Russia's Oil Giants Are Headed in Different Directions

  • Now is ‘good opportunity’ to buy shares, says Bank of America
  • Yield on Lukoil’s payout may reach 9% by 2020, says Goldman

Investing in Russian oil has become a choice between cash or glory, and Lukoil PSJC looks like the richer side of the bet.

Russia’s second-largest oil producer has watched as state-run rival Rosneft PJSC came to command the nation’s industry -- first by winning control of Yukos’s best assets a decade ago, then the $54 billion acquisition of TNK-BP in 2013, and finally last year’s purchase of Bashneft PJSC.

Despite its odd-one-out status, the smaller company looks like a better choice for investors who want cash now. While Rosneft Chief Executive Officer Igor Sechin has begun building an overseas empire to complement his dominance at home, Lukoil’s investment focus on new fields with tax exemptions is expected to feed through into rising cash flow and dividends.

“Lukoil’s yield is an anchor for the stock,” said Ildar Davletshin, an oil and gas analyst at Renaissance Capital. “The market wants dividends.”

At current share prices, Lukoil investors can look forward to a payout of 6 or 7 percent this year, potentially reaching 9 percent by 2020, according to analysts including Goldman Sachs Group Inc. In contrast, the yield for Rosneft from 2016 earnings is set to be below 2 percent, according to Bloomberg calculations based on the company’s earnings. It also plans a second interim dividend this year from 2017 profits, something which could push the yield to 3 to 3.5 percent.

Rosneft’s payout ratio may also reach 9 percent by 2020 as higher production and tax breaks boost cash flow, according to Feb. 12 research note from Citigroup Inc.

The divergence between Russia’s biggest producers looks set to narrow slowly.

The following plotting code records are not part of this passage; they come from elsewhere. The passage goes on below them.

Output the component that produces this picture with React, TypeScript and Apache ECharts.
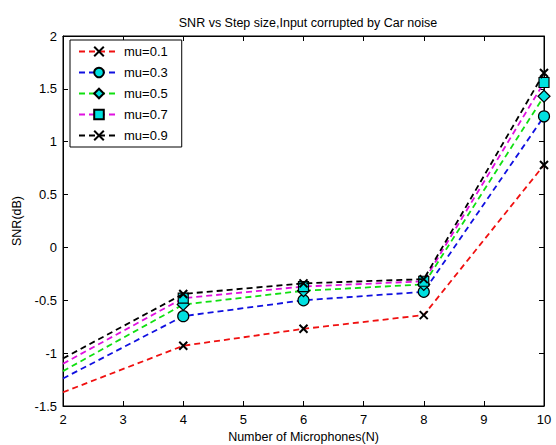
import React, { useEffect, useRef } from "react";
import * as echarts from "echarts";

const xValues = [2, 4, 6, 8, 10];
const seriesNames = ["mu=0.1", "mu=0.3", "mu=0.5", "mu=0.7", "mu=0.9"];
const mu01 = [-1.37, -0.93, -0.77, -0.64, 0.78];
const mu03 = [-1.24, -0.65, -0.5, -0.42, 1.24];
const mu05 = [-1.17, -0.54, -0.41, -0.35, 1.43];
const mu07 = [-1.1, -0.48, -0.37, -0.32, 1.56];
const mu09 = [-1.05, -0.44, -0.34, -0.3, 1.65];

const FONT = "Liberation Sans, Arial, sans-serif";
const X_MARK = "path://M0 0L10 10M10 0L0 10";

export default function App() {
  const ref = useRef<HTMLDivElement>(null);
  useEffect(() => {
    if (!ref.current) return;
    const chart = echarts.init(ref.current, null, { renderer: "svg" });
    const values = [mu01, mu03, mu05, mu07, mu09];
    const lineColors = ["#f01010", "#1010e0", "#10e010", "#e010e0", "#000000"];
    const symbols = [X_MARK, "circle", "diamond", "rect", X_MARK];
    const fills = ["#000000", "#00e0e0", "#00e0e0", "#00e0e0", "#000000"];
    const sizes = [8, 11, 12, 10, 8];
    const series = values.map((vals, i) => ({
      name: seriesNames[i],
      type: "line",
      data: vals.map((v, j) =>
        j === 0 ? { value: [xValues[j], v], symbol: "none" } : [xValues[j], v]
      ),
      symbol: symbols[i],
      symbolSize: sizes[i],
      showAllSymbol: true,
      lineStyle: { color: lineColors[i], width: 1.8, type: [6, 4] },
      itemStyle: {
        color: fills[i],
        borderColor: "#000",
        borderWidth: symbols[i] === X_MARK ? 2 : 1.2,
      },
      z: 2 + i,
    }));
    const axisLabel = { color: "#000", fontFamily: FONT, fontSize: 13 };
    const tick = { show: true, inside: true, length: 5, lineStyle: { color: "#000" } };
    const line = { show: true, onZero: false, lineStyle: { color: "#000" } };
    chart.setOption({
      animation: false,
      backgroundColor: "#fff",
      title: {
        text: "SNR vs Step size,Input corrupted by Car noise",
        left: 303,
        textAlign: "center",
        top: 11,
        textStyle: { color: "#000", fontFamily: FONT, fontSize: 12.5, fontWeight: "normal" },
      },
      legend: {
        orient: "vertical",
        left: 70,
        top: 40,
        padding: [5, 14, 5, 8],
        itemWidth: 40,
        itemHeight: 12,
        itemGap: 8,
        backgroundColor: "#fff",
        borderColor: "#000",
        borderWidth: 1,
        borderRadius: 0,
        data: seriesNames,
        textStyle: { color: "#000", fontFamily: FONT, fontSize: 13 },
      },
      grid: {
        left: 63,
        right: 12,
        top: 36,
        bottom: 39,
        outerBoundsMode: "none",
        containLabel: false,
        show: true,
        borderColor: "#000",
        borderWidth: 1,
      },
      xAxis: [
        {
          type: "value",
          min: 2,
          max: 10,
          interval: 1,
          name: "Number of Microphones(N)",
          nameLocation: "middle",
          nameGap: 23,
          nameTextStyle: { color: "#000", fontFamily: FONT, fontSize: 12.5 },
          axisLine: line,
          axisTick: tick,
          axisLabel: { ...axisLabel, margin: 7 },
          splitLine: { show: false },
        },
        {
          type: "value",
          position: "top",
          min: 2,
          max: 10,
          interval: 1,
          axisLine: line,
          axisTick: tick,
          axisLabel: { show: false },
          splitLine: { show: false },
        },
      ],
      yAxis: [
        {
          type: "value",
          min: -1.5,
          max: 2,
          interval: 0.5,
          name: "SNR(dB)",
          nameLocation: "middle",
          nameGap: 39,
          nameTextStyle: { color: "#000", fontFamily: FONT, fontSize: 12.5 },
          axisLine: line,
          axisTick: tick,
          axisLabel: { ...axisLabel, margin: 6 },
          splitLine: { show: false },
        },
        {
          type: "value",
          position: "right",
          min: -1.5,
          max: 2,
          interval: 0.5,
          axisLine: line,
          axisTick: tick,
          axisLabel: { show: false },
          splitLine: { show: false },
        },
      ],
      series,
    });
    return () => chart.dispose();
  }, []);
  return <div ref={ref} style={{ width: 556, height: 445, position: "absolute", left: 0, top: 0 }} />;
}
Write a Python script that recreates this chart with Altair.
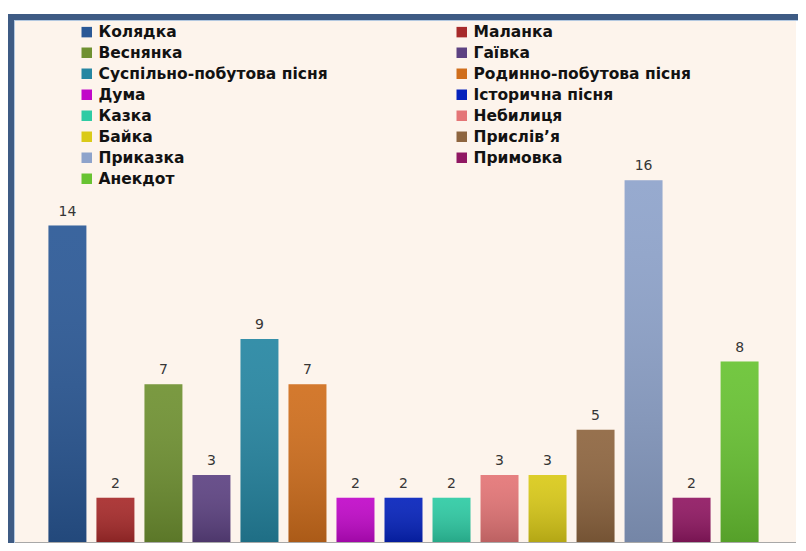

While Rosneft has pledged to pay out 35 percent of its net profit to shareholders, it will continue to gobble up assets. The company has set aside $9.2 billion for closing acquisitions of an Indian refinery, an Egyptian gas field and shares tendered by the remaining minority investors in Bashneft, according to a presentation of fourth-quarter results.

Rosneft Influence

Rosneft won’t spend the whole of that reserve sum as it bought 50 billion rubles ($850 million) of stock from Bashneft minority shareholders rather than the more than $3 billion it set aside.

Rosneft’s growing influence comes at a cost. The company’s total debt rose to about $59 billion last year -- the largest for any Russian company. International sanctions imposed after President Vladimir Putin annexed Crimea and supported a separatist insurgency in Ukraine mean Rosneft is cut off from European Union and U.S. lenders, reducing its financial flexibility. Rosneft has instead used advance payments for crude supplies, and other instruments to build a cash balance of over $27.9 billion.

Rosneft is paying out the highest proportion of its net income to shareholders among Russian oil producers and state-led companies, its press service said by email. Dividends have grown faster than most competitors over the past five years, it said.

New Fields

After years of heavy investment to maintain its production, Lukoil is now completing projects, the largest of which is the Filanovsky field in the Caspian Sea. That means spending could be 10 percent lower this year than in 2014, potentially boosting cash flow, Bank of America Merrill Lynch said in a March 6 research note.

Both companies will benefit by pumping more from new tax-exempt deposits -- including Filanovsky -- which allow them to capture a greater share of the gains from higher oil prices. Lukoil’s tax-exempt output will more than double to 10.2 million tons this year, while Rosneft’s will more than triple 10.6 million tons, according to the Bank of America note.

Meanwhile, Lukoil has responded to Russia’s December production-cuts agreement with the Organization of Petroleum Exporting Countries, which initially raised international prices by about 20 percent, by reducing output at its least-profitable and highest-taxed fields.

Lukoil’s press service declined to comment.

More Cash

Shirking acquisitions, selling assets and focusing on production mean Lukoil can now expect higher dividends and free cash flow, and lower capital expenditure, Goldman Sachs analysts Geydar Mamedov, Elena Malareva and Georgii Gorbatov wrote in a Feb. 22 research note.

European peers may offer similar cash-flow yields, but they come at the expense of big cuts in investment for the future, which isn’t the case for the Russian companies, Bank of America said.

Lukoil and Rosneft have dropped this year, along with other Russian equities, as the possibility that U.S. President Donald Trump’s administration would remove sanctions became more remote. The state-run oil giant has fallen faster, losing 21 percent compared with a 12 percent decline for its its smaller rival.

The share slide offers “a particularly good opportunity to buy,” said Bank of America analysts Karen Kostanian and Anton Fedotov. The yield on Lukoil’s payout right now looks to be one of the most attractive in Russian oil and gas, said Alexander Kornilov, an analyst at Aton LLC.

“If you are a dividend seeker, Rosneft isn’t for you,” he said.